The project was an investigation into the limits of small-section timber under tension, which involved an intricate and lightweight anticlastic timber net, and the resulting structure serves as a full-scale prototype for later builds by consecutive students at Hooke Park.


The investigation’s general conclusion suggests properties of timber, when the proper techniques are applied, permit the formation of curved building structures of a large range, including anticlastic configurations. Sawmill Shelter can therefore form the basis for further research, highlighting the potential applications of timber in doubly curved structures.

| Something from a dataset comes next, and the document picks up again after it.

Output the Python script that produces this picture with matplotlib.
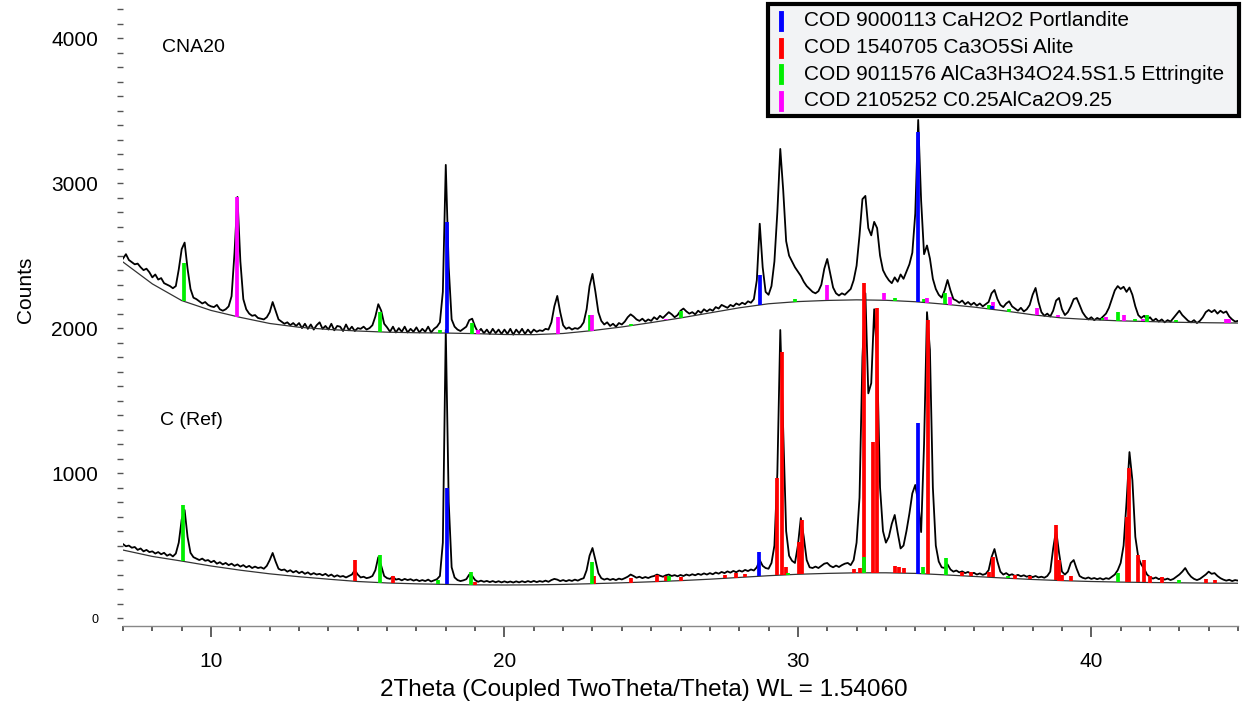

The same set of judges assessed the University Research category, with the addition of TRADA’s University Engagement Manager Tabitha Binding. She says of Sawmill Shelter: “I am a firm believer that hands-on design and make projects are exceptional teachers. Sawmill Shelter is an example of this; with a brief of ‘providing a cover for a small mobile mill using the timber grown onsite’, the four masters students who delivered the final building learnt at every step along the way and evolved an elegant and innovative solution. I hope that the research they have started reaches a wider audience and is developed further.”


Runner-up of the University Research category was Joshua Mudie from the University of Bristol with his research Insight into mechanics of externally indeterminate hardwood–concrete composite beams, detailing how concrete and timber can be made to work together.


“Joshua’s research is immensely useful and practical; he has already built on this research and we look forward to seeing the outcome,” continued Tabitha Binding. “This competition is all about celebrating the hard work UK students put into their research, with the ultimate goal of learning as much as possible about timber. The winning and running-up entries are outstanding, but all those shortlisted should be equally delighted. I’m so pleased with this year’s response and I’m looking forward to seeing what innovative entries we receive next year!”